The Puppet Masters, by Robert Heinlein

Here's my first Heinlein for adult readers rather than young teens.  It's still fine for them as well, actually, but as a category this isn't one of his juvenile titles.  (Some of the material was pretty daring in 1951 but now, not so much.)

"Sam" is an agent for the most secret branch of the US's spy network.  He's called in to investigate a possible alien landing.  He and his partner "Mary" are shown a dummy setup--a hoax--but there's something very wrong somewhere.  There really was a landing, and "puppet masters," parasites that take over the brain, are slowly infiltrating the country.  Sam, Mary, and the rest of their organization first fight to convince the government to believe them, and then to save the world from the masters.

The really neat thing about this story is (this is not much of a spoiler) that Sam becomes a victim.  We see the masters from the point of view of their hosts, and it's great stuff.

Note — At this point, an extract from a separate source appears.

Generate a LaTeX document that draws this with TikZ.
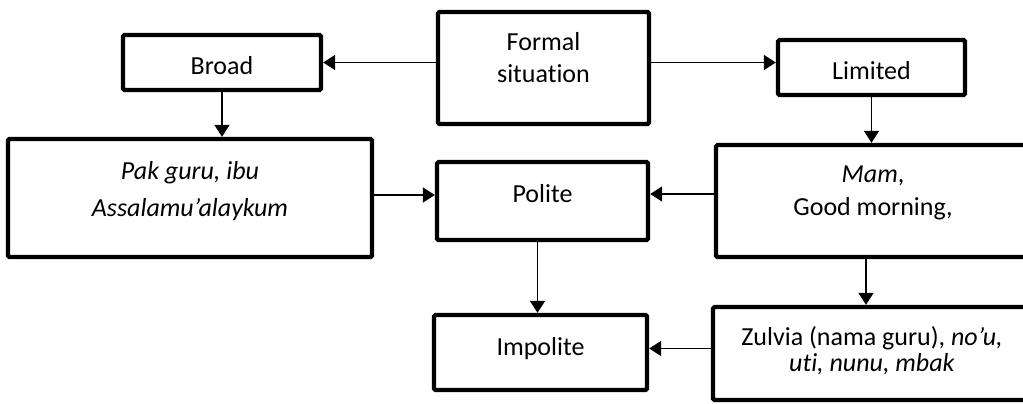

Puppet Masters was written in 1951 and was, I should think, probably one of the earlier 'parasite that takes over humans' stories.  My daughter and I both thought it was really well done and had some interesting points that most modern takes on that plot don't have--most notably that the narrator is one of the victims.  Then, the masters stay on the outside of the body, so it is possible to identify them more easily, but they are also very numerous...and tricky.  Chances of defeating them are small.

The one thing I found odd about the characters and story was some of Mary's behavior, but I'm pretty sure that's supposed to be part of her backstory; she's been through some very strange things and it's had an effect.

I liked Puppet Masters a lot; it's definitely going into my list of books to re-read.


  1. One of my favorite Heinleins! And this from a person who's read all, as in ALL, of his work!

  2. I love The Puppet Masters. It is one of my favorite Heinlein novels as well. It is one I need to re-read sometime soon, it has been too long.